See installation structions for details.

One-Line Command by Using run.sh

We provide run.sh with which you can complete the pre-training + fine-tuning experiment cycle in an one-line command.

Arguments

For example, the following command will automatically evaluate the models on K-NN and linear probing benchmark after the pre-training with student and teacher model distributed across 2 nodes:

TOTAL_NODES=2 NODE_ID=0 ./run.sh imagenet_pretrain+imagenet_knn+imagenet_linear vit_small student,teacher 16 // the first node
TOTAL_NODES=2 NODE_ID=1 ./run.sh imagenet_pretrain+imagenet_knn+imagenet_linear vit_small student,teacher 16 // the second node

Training

For a glimpse at the full documentation of iBOT pre-training, please run:

python main_ibot.py --help

iBOT Pre-Training with ViTs

To start the iBOT pre-training with Vision Transformer (ViT), simply run the following commands. JOB_NAME is a customized argument to distinguish different experiments and this will automatically save checkpoints into the seperate folders.

./run.sh imagenet_pretrain $JOB_NAME vit_{small,base,large} teacher {16,24,64}

The exact arguments to reproduce the models presented in our paper can be found in the args column of the pre-trained models. We also provide the logs for pre-training to help reproducibility.

For example, run iBOT with ViT-S/16 network on two nodes with 8 GPUs for 800 epochs with the following command. The resulting checkpoint should reach 75.2% on k-NN accuracy, 77.9% on linear probing accuracy, and 82.3% on fine-tuning accuracy.

./run.sh imagenet_pretrain $JOB_NAME vit_small teacher 16 \
  --teacher_temp 0.07 \
  --warmup_teacher_temp_epochs 30 \
  --norm_last_layer false \
  --epochs 800 \
  --batch_size_per_gpu 64 \
  --shared_head true \
  --out_dim 8192 \
  --local_crops_number 10 \
  --global_crops_scale 0.25 1 \
  --local_crops_scale 0.05 0.25 \
  --pred_ratio 0 0.3 \
  --pred_ratio_var 0 0.2

iBOT Pre-Training with Swins

This code also works for training iBOT on Swin Transformer (Swin). In the paper, we only conduct experiments on Swin-T with different window sizes:

./run.sh imagenet_pretrain $JOB_NAME swin_tiny teacher {16,40} \
  --patch_size 4 \
  --window_size {7,14}

For example, run iBOT with Swin-T/14 network on five nodes with 8 GPUS for 300 epochs with the following command. The resulting checkpoint should reach 76.2% on k-NN accuracy, 79.3% on linear probing accuracy.

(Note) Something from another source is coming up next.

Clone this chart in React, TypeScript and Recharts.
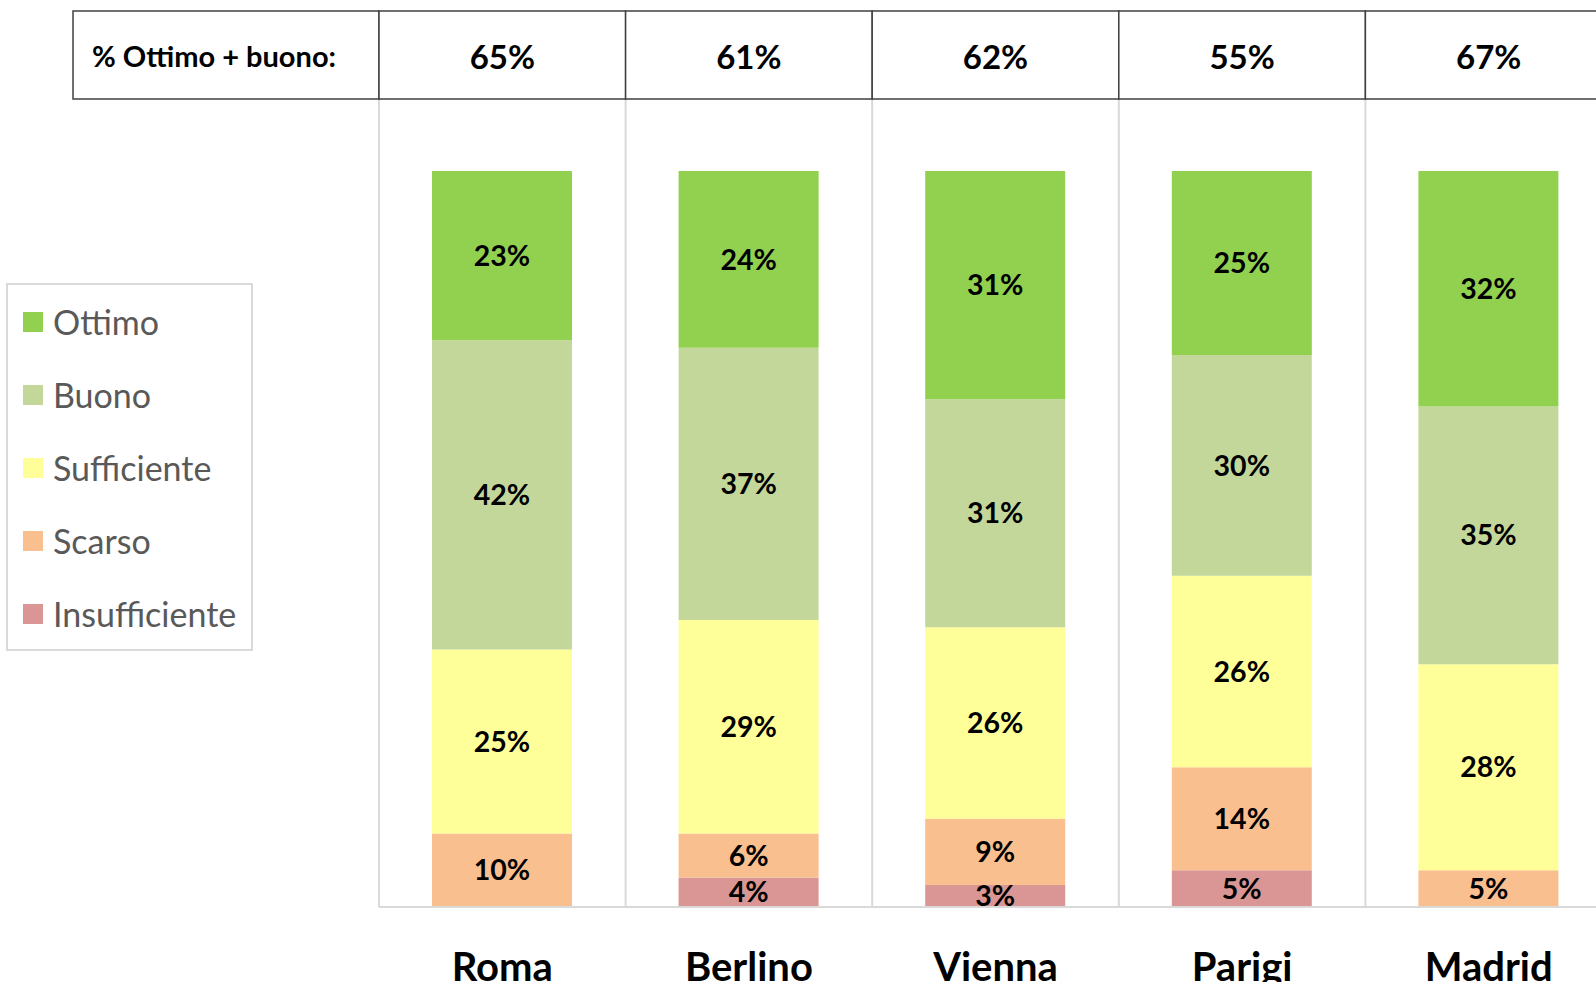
import { BarChart, Bar, XAxis, YAxis, CartesianGrid, Legend, LabelList } from "recharts";

const cities = ["Roma", "Berlino", "Vienna", "Parigi", "Madrid"];
const ottimo = [23, 24, 31, 25, 32];
const buono = [42, 37, 31, 30, 35];
const sufficiente = [25, 29, 26, 26, 28];
const scarso = [10, 6, 9, 14, 5];
const insufficiente = [0, 4, 3, 5, 0];
const ottimoPiuBuono = [65, 61, 62, 55, 67];
const tableTitle = "% Ottimo + buono:";

// stacking order: bottom first
const series = [
  { key: "insufficiente", name: "Insufficiente", color: "#DA9694" },
  { key: "scarso", name: "Scarso", color: "#FABF8F" },
  { key: "sufficiente", name: "Sufficiente", color: "#FFFF99" },
  { key: "buono", name: "Buono", color: "#C4D79B" },
  { key: "ottimo", name: "Ottimo", color: "#92D050" },
];

const data = cities.map((city, i) => ({
  city,
  ottimo: ottimo[i],
  buono: buono[i],
  sufficiente: sufficiente[i],
  scarso: scarso[i],
  insufficiente: insufficiente[i],
  total: ottimoPiuBuono[i],
}));

const FONT = "Lato, 'Open Sans', sans-serif";
const LINE = "#404040";

function TableTick(props: any) {
  const { x, y, index, height, width } = props;
  const band = (width || 1233) / cities.length;
  const top = y - height;
  const left = x - band / 2;
  return (
    <g>
      {index === 0 && (
        <g>
          <rect x={left - 306} y={top} width={306} height={height} fill="#fff" stroke={LINE} strokeWidth={1.5} />
          <text
            x={left - 287}
            y={top + height / 2}
            textAnchor="start"
            dominantBaseline="central"
            fontFamily={FONT}
            fontWeight={700}
            fontSize={29}
            fill="#000"
          >
            {tableTitle}
          </text>
        </g>
      )}
      <rect x={left} y={top} width={band} height={height} fill="#fff" stroke={LINE} strokeWidth={1.5} />
      <text
        x={x}
        y={top + height / 2 + 1}
        textAnchor="middle"
        dominantBaseline="central"
        fontFamily={FONT}
        fontWeight={700}
        fontSize={33}
        fill="#000"
      >
        {ottimoPiuBuono[index]}%
      </text>
    </g>
  );
}

function LegendBox() {
  const items = [...series].reverse();
  return (
    <div
      style={{
        width: 243,
        height: 364,
        border: "2px solid #d9d9d9",
        background: "#fff",
        boxSizing: "content-box",
        fontFamily: FONT,
      }}
    >
      {items.map((s) => (
        <div key={s.key} style={{ display: "flex", alignItems: "center", height: 73, paddingLeft: 15 }}>
          <span style={{ width: 20, height: 20, background: s.color, display: "inline-block", marginRight: 10 }} />
          <span style={{ fontSize: 34, color: "#595959" }}>{s.name}</span>
        </div>
      ))}
    </div>
  );
}

export default function App() {
  return (
    <div style={{ position: "absolute", left: 0, top: 0, width: 1596, height: 982, overflow: "hidden", background: "#fff" }}>
      <BarChart
        width={1620}
        height={982}
        data={data}
        margin={{ top: 11, right: 8, left: 379, bottom: 0 }}
        barSize={140}
      >
        <CartesianGrid
          horizontal={false}
          stroke="#d9d9d9"
          strokeWidth={2}
          verticalCoordinatesGenerator={({ offset }: any) =>
            Array.from({ length: cities.length + 1 }, (_, i) => offset.left + (i * offset.width) / cities.length)
          }
        />
        <XAxis
          xAxisId="top"
          orientation="top"
          dataKey="city"
          height={88}
          axisLine={false}
          tickLine={false}
          tickSize={0}
          tickMargin={0}
          tick={<TableTick />}
          interval={0}
        />
        <XAxis
          dataKey="city"
          height={75}
          axisLine={{ stroke: "#d9d9d9", strokeWidth: 2 }}
          tickLine={false}
          tickMargin={40}
          interval={0}
          tick={{ fill: "#000", fontSize: 40, fontWeight: 700, fontFamily: FONT }}
        />
        <YAxis hide domain={[0, 109.8]} />
        <Legend
          layout="vertical"
          align="center"
          verticalAlign="middle"
          wrapperStyle={{ left: 6, top: 283, width: 247 }}
          content={() => <LegendBox />}
        />
        {series.map((s) => (
          <Bar key={s.key} dataKey={s.key} name={s.name} stackId="a" fill={s.color} isAnimationActive={false}>
            <LabelList
              dataKey={s.key}
              position="center"
              formatter={(v: any) => (v ? `${v}%` : "")}
              style={{ fill: "#000", fontSize: 28.5, fontWeight: 700, fontFamily: FONT }}
            />
          </Bar>
        ))}
      </BarChart>
    </div>
  );
}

./run.sh imagenet_pretrain $JOB_NAME swin_tiny teacher 40 \
  --teacher_temp 0.07 \
  --warmup_teacher_temp_epochs 30 \
  --norm_last_layer false \
  --epochs 300 \
  --batch_size_per_gpu 26 \
  --shared_head true \
  --out_dim 8192 \
  --local_crops_number 10 \
  --global_crops_scale 0.25 1 \
  --local_crops_scale 0.05 0.25 \
  --pred_ratio 0 0.3 \
  --pred_ratio_var 0 0.2 \
  --pred_start_epoch 50 \
  --patch_size 4 \
  --window_size 14 

Pre-Trained Models

You can choose to download only the weights of the pre-trained backbone used for downstream tasks, and the full ckpt which contains backbone and projection head weights for both student and teacher networks. For the backbone, s denotes that the student network is selected while t denotes that the teacher network is selected. PS denotes prediction shape.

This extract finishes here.